Not only Jews but also Greeks, therefore, are saved from the coming wrath of God by believing in or calling upon the name of the Lord Jesus

This is where the thesis begins to show flaws: there is little concrete evidence of this so called grand judgment in time on Rome or the ancient world as presented here, in contrast with the very concrete evidence of a judgment on Jerusalem. Judgments, perhaps, but that’s not the same as the overarching ‘judgment’ which the thesis proposes.

The evidence suggests we are still living in the continuing shadow of ancient Rome — its thought forms, political outlook, imperial tendencies etc.

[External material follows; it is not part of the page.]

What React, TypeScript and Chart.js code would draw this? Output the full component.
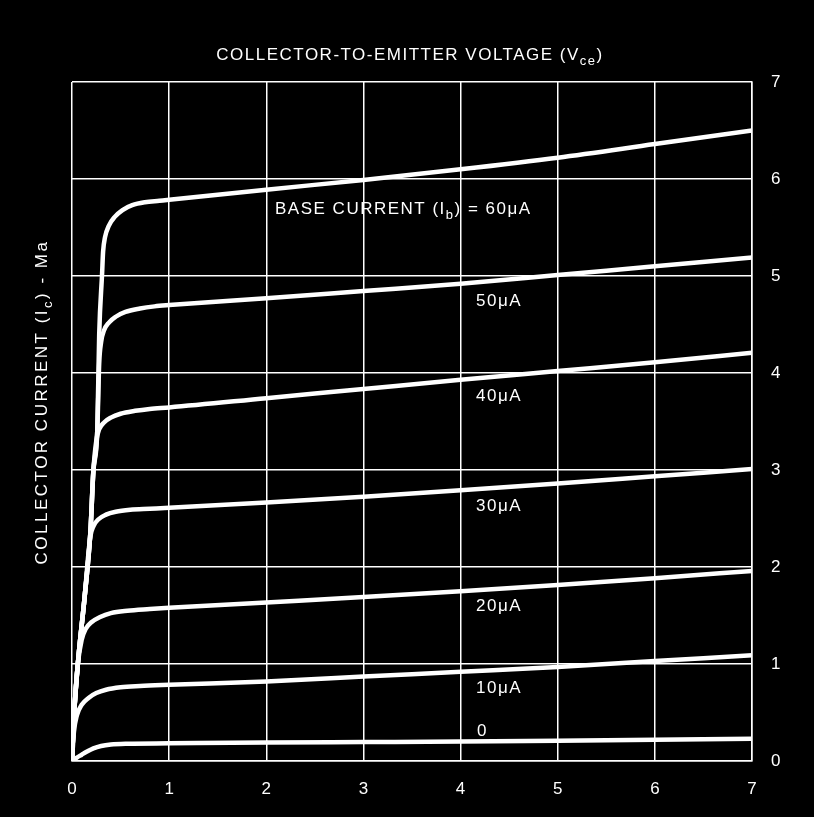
import React, { useEffect, useRef } from "react";
import { Chart, registerables } from "chart.js";

Chart.register(...registerables);

// ---- Data (Vce in volts, Ic in mA) ----
const ib0: [number, number][] = [
  [0, 0], [0.05, 0.035], [0.1, 0.065], [0.15, 0.095], [0.22, 0.13], [0.3, 0.155],
  [0.4, 0.17], [0.57, 0.178], [1, 0.182], [2, 0.19], [3, 0.195], [4, 0.2],
  [5, 0.21], [6, 0.22], [7, 0.23],
];
const ib10: [number, number][] = [
  [0, 0], [0.02, 0.3], [0.05, 0.47], [0.1, 0.58], [0.17, 0.65], [0.25, 0.7],
  [0.35, 0.735], [0.5, 0.76], [0.7, 0.773], [1, 0.785], [2, 0.82], [3, 0.87],
  [4, 0.92], [5, 0.97], [6, 1.03], [7, 1.09],
];
const ib20: [number, number][] = [
  [0, 0], [0.02, 0.45], [0.06, 1.0], [0.1, 1.25], [0.14, 1.36], [0.2, 1.43],
  [0.29, 1.485], [0.4, 1.525], [0.57, 1.55], [0.8, 1.567], [1, 1.58], [2, 1.635],
  [3, 1.69], [4, 1.75], [5, 1.815], [6, 1.885], [7, 1.96],
];
const ib30: [number, number][] = [
  [0, 0], [0.02, 0.45], [0.06, 1.0], [0.13, 1.69], [0.17, 2.15], [0.19, 2.32],
  [0.22, 2.42], [0.27, 2.49], [0.35, 2.54], [0.45, 2.57], [0.6, 2.59], [0.8, 2.6],
  [1, 2.61], [2, 2.665], [3, 2.725], [4, 2.79], [5, 2.86], [6, 2.935], [7, 3.01],
];
const ib40: [number, number][] = [
  [0, 0], [0.02, 0.45], [0.06, 1.0], [0.13, 1.69], [0.19, 2.37], [0.22, 2.99],
  [0.25, 3.3], [0.28, 3.42], [0.33, 3.49], [0.4, 3.54], [0.5, 3.58], [0.65, 3.61],
  [0.8, 3.63], [1, 3.645], [2, 3.74], [3, 3.835], [4, 3.93], [5, 4.02],
  [6, 4.11], [7, 4.21],
];
const ib50: [number, number][] = [
  [0, 0], [0.02, 0.45], [0.06, 1.0], [0.13, 1.69], [0.19, 2.37], [0.22, 2.99],
  [0.26, 3.4], [0.28, 4.1], [0.3, 4.32], [0.33, 4.44], [0.38, 4.52], [0.45, 4.58],
  [0.55, 4.63], [0.7, 4.665], [0.85, 4.687], [1, 4.7], [2, 4.77], [3, 4.845],
  [4, 4.92], [5, 5.01], [6, 5.1], [7, 5.19],
];
const ib60: [number, number][] = [
  [0, 0], [0.02, 0.45], [0.06, 1.0], [0.13, 1.69], [0.19, 2.37], [0.22, 2.99],
  [0.26, 3.4], [0.28, 4.4], [0.31, 5.03], [0.32, 5.25], [0.34, 5.4], [0.38, 5.52],
  [0.44, 5.61], [0.52, 5.68], [0.62, 5.73], [0.75, 5.76], [0.9, 5.775], [1, 5.785],
  [2, 5.89], [3, 5.99], [4, 6.1], [5, 6.22], [6, 6.36], [7, 6.5],
];
const seriesList = [ib0, ib10, ib20, ib30, ib40, ib50, ib60];

const xTickLabels = ["0", "1", "2", "3", "4", "5", "6", "7"];
const yTickLabels = ["0", "1", "2", "3", "4", "5", "6", "7"];

type Seg = { t: string; sub?: boolean };
const titleText: Seg[] = [{ t: "COLLECTOR-TO-EMITTER VOLTAGE (V" }, { t: "ce", sub: true }, { t: ")" }];
const yTitleText: Seg[] = [{ t: "COLLECTOR CURRENT (I" }, { t: "c", sub: true }, { t: ") - Ma" }];

// curve labels: text, anchor Vce, anchor Ic
const curveLabels: { segs: Seg[]; x: number; y: number }[] = [
  { segs: [{ t: "BASE CURRENT (I" }, { t: "b", sub: true }, { t: ") = 60μA" }], x: 2.09, y: 5.69 },
  { segs: [{ t: "50μA" }], x: 4.16, y: 4.74 },
  { segs: [{ t: "40μA" }], x: 4.16, y: 3.76 },
  { segs: [{ t: "30μA" }], x: 4.16, y: 2.63 },
  { segs: [{ t: "20μA" }], x: 4.16, y: 1.59 },
  { segs: [{ t: "10μA" }], x: 4.16, y: 0.75 },
  { segs: [{ t: "0" }], x: 4.17, y: 0.31 },
];

const FONT = '"Liberation Sans", Arial, sans-serif';

function drawRich(
  ctx: CanvasRenderingContext2D,
  segs: Seg[],
  x: number,
  y: number,
  size: number,
  spacing: number,
  align: "left" | "center"
) {
  const widths = segs.map((s) => {
    ctx.font = `${s.sub ? Math.round(size * 0.75) : size}px ${FONT}`;
    (ctx as any).letterSpacing = `${spacing}px`;
    return ctx.measureText(s.t).width;
  });
  const total = widths.reduce((a, b) => a + b, 0);
  let cx = align === "center" ? x - total / 2 : x;
  ctx.textAlign = "left";
  ctx.textBaseline = "middle";
  segs.forEach((s, i) => {
    ctx.font = `${s.sub ? Math.round(size * 0.75) : size}px ${FONT}`;
    (ctx as any).letterSpacing = `${spacing}px`;
    ctx.fillText(s.t, cx, s.sub ? y + size * 0.4 : y);
    cx += widths[i];
  });
}

const textPlugin = {
  id: "textPlugin",
  afterDraw(chart: any) {
    const ctx: CanvasRenderingContext2D = chart.ctx;
    const xs = chart.scales.x;
    const ys = chart.scales.y;
    ctx.save();
    ctx.fillStyle = "#ffffff";
    drawRich(ctx, titleText, 410, 55, 17, 1.5, "center");
    curveLabels.forEach((l) => {
      drawRich(ctx, l.segs, xs.getPixelForValue(l.x), ys.getPixelForValue(l.y), 17, 1.5, "left");
    });
    ctx.translate(42, 402);
    ctx.rotate(-Math.PI / 2);
    drawRich(ctx, yTitleText, 0, 0, 17, 2.5, "center");
    ctx.restore();
  },
};

export default function App() {
  const ref = useRef<HTMLCanvasElement | null>(null);
  useEffect(() => {
    if (!ref.current) return;
    const chart = new Chart(ref.current, {
      type: "scatter",
      data: {
        datasets: seriesList.map((s) => ({
          data: s.map(([x, y]) => ({ x, y })),
          showLine: true,
          borderColor: "#ffffff",
          borderWidth: 4.5,
          pointRadius: 0,
          cubicInterpolationMode: "monotone" as const,
          borderCapStyle: "round" as const,
          borderJoinStyle: "round" as const,
          fill: false,
        })),
      },
      options: {
        responsive: false,
        animation: false,
        events: [],
        layout: { padding: { left: 72, top: 82, right: 0, bottom: 0 } },
        plugins: { legend: { display: false }, tooltip: { enabled: false }, title: { display: false } },
        scales: {
          x: {
            type: "linear",
            min: 0,
            max: 7,
            position: "bottom",
            afterFit: (a: any) => {
              a.height = 56;
            },
            grid: { color: "#ffffff", lineWidth: 1.5, drawTicks: false },
            border: { color: "#ffffff", width: 1.5 },
            ticks: {
              stepSize: 1,
              color: "#ffffff",
              padding: 18,
              font: { family: FONT, size: 17 },
              callback: (_v: any, i: number) => xTickLabels[i],
            },
          },
          y: {
            type: "linear",
            min: 0,
            max: 7,
            position: "right",
            afterFit: (a: any) => {
              a.width = 62;
            },
            grid: { color: "#ffffff", lineWidth: 1.5, drawTicks: false },
            border: { color: "#ffffff", width: 1.5 },
            ticks: {
              stepSize: 1,
              color: "#ffffff",
              padding: 19,
              font: { family: FONT, size: 17 },
              callback: (_v: any, i: number) => yTickLabels[i],
            },
          },
        },
      },
      plugins: [textPlugin],
    });
    return () => chart.destroy();
  }, []);
  return (
    <div style={{ position: "fixed", left: 0, top: 0, width: 814, height: 817, background: "#000" }}>
      <canvas ref={ref} width={814} height={817} style={{ display: "block" }} />
    </div>
  );
}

Christendom is also a very superficial term to describe the consequences of the ‘Christianisation’ of the Roman Empire (despite the fashion for proclaiming its contemporary demise).  The word captures something of these consequences, which live with us today, in the life of about half the church worldwide (not an inconsiderable number or achievement), but as anyone who has studied church history will know, it by no means describes the whole picture, which includes the other half, if you like, of the billion or so adherents of the Christian faith worldwide.

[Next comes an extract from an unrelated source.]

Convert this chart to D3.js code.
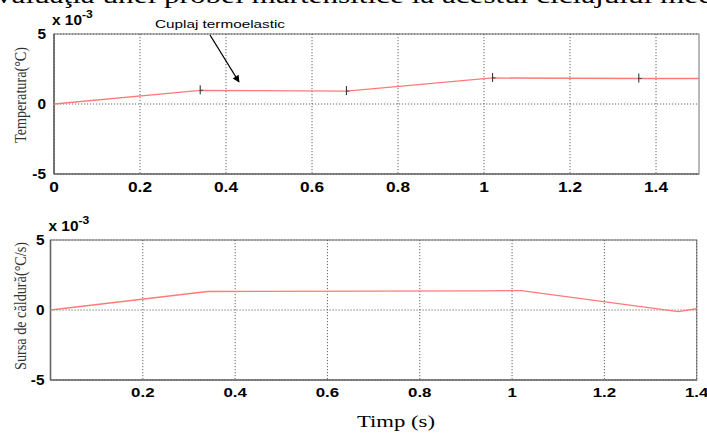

Modern evangelicalism has done its best to safeguard the private dimension of the lordship of Jesus by insisting that everyone must accept him as their personal Lord and Saviour.

Again, a statement which, at best, contains a half truth only. In fact, it would be more accurate to replave private with personal here, though persoal should not be confused with individualistic. Church history once again demonstrates the very public and social nature of this personal faith, especially in the last 200 years. Thought when did modern evangelicalism begin? Wycliffe? Huss? Tyndale? Luther? Calvin? Wesley? Whitefield? Edwards? Booth? etc etc.

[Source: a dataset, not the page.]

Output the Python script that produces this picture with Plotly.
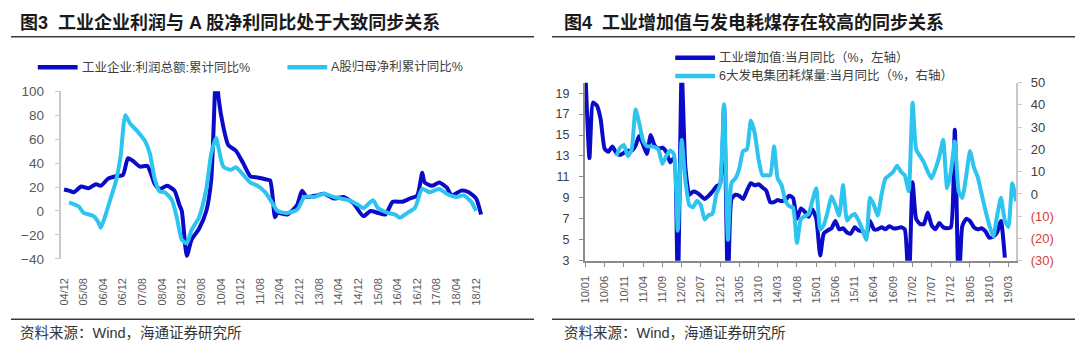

So — Jesus is Lord, but in a much bigger sense than the thesis proposes, in my continuing, though humble, scholastic, and not at all celebrity-driven opinion.

Nice post, nevertheless.

This is where the thesis begins to show flaws: there is little concrete evidence of this so called grand judgment in time on Rome or the ancient world as presented here, in contrast with the very concrete evidence of a judgment on Jerusalem.

It seems to me—whether the historical evidence is there or not—that the New Testament speaks unequivocally of impending divine judgment against the pagan order and ultimately against pagan Rome. Paul preached a coming judgment on the oikoumenē, wrath against the Greek, the Thessalonians turned from idols and waited for Jesus to deliver them from the coming wrath, and Revelation climaxes in the overthrow of Rome. The expectation, moreover, is widespread in Jewish literature of the period. It is impossible to think that the New Testament does not use the same language and imagery with the same end in mind.

But it’s the early Christendom perspective that’s particularly interesting. In [amazon:978-0631221388:inline] Peter Brown quotes the words of a Christian priest, Isidore of Pelusium (a seaport close to modern Port Said, Egypt) in around A.D. 420:

The religion of the (pagan) Greeks, made dominant for so many years, by such pains, by the expenditure of so much wealth, and by such feats of arms, has vanished from the earth.

He then comments:

All over the Roman empire, articulate Christians, such as Isidore, claimed to enjoy the inestimable advantage, in a time of rapid change, of belonging to a group convinced that history was on their side. They looked back on the century which followed the conversion of Constantine as an age of triumph. They saw the changes of that time against a majestic, supernatural backdrop. Long ago, Christ had broken the power of the gods. When Christ was raised on the Cross at Golgotha, the invisible empire of the demons had crumbled. What happened on earth in the fourth century merely made plain the previous, supernatural victory of Christ over his enemies. It was a “mopping up” operation. The dislodging of the demons from their accustomed haunts—the removal of their sacrificial altars, the sacking of their temples, the breaking of their statues—was presented as the grandiose, and satisfactorily swift, equivalent, on the public level, of the well-known drama of exorcism. In exorcism, the gods were driven from the body of the possessed by the victorious power of the Cross. Now they would be driven, equally brusquely, from the temples, and the sign of the Cross would be carved on the doorposts to mark the triumphant “repossession” of the temple by Christ. (72)

He describes how a group of pagan nobles listened to a sermon by Augustine of Hippo:

What they heard was an exhortation to wake up, to listen to the strepitus mundi, the roar of the Roman world, like the unanimous chanting of a great crowd in the circus, as it acclaimed the victory of Christianity. (73)

I would say that there is a pretty close match between the early Christian conviction that wrath was coming against the Greek, expressed in the language of Jewish apocalyptic, and such accounts of the victory of Christianity over paganism—as I point out in [amazon:978-1606087879:inline].

The evidence suggests we are still living in the continuing shadow of ancient Rome - its thought forms, political outlook, imperial tendencies etc.

That’s our problem, not Paul’s. It makes historical sense to suppose that the apostles and prophets made predictions concerning the growing conflict between the churches and pagan empire, expressing the belief that God would eventually vindicate them for the obedience and faithfulness. It does not make historical sense to suppose that they foresaw how things would play out beyond that horizon.

In fact, it would be more accurate to replace private with personal here, though personal should not be confused with individualistic.

Correct, though in my experience most people do construe “personal Lord and Saviour” primarily in individualistic terms. But there is still a difference between a personal acceptance of Christ as Lord that has a social dimension and what I’m arguing for here, which is that the lordship of Jesus has to do in the first place with the self-understanding of communities in relationship to their society.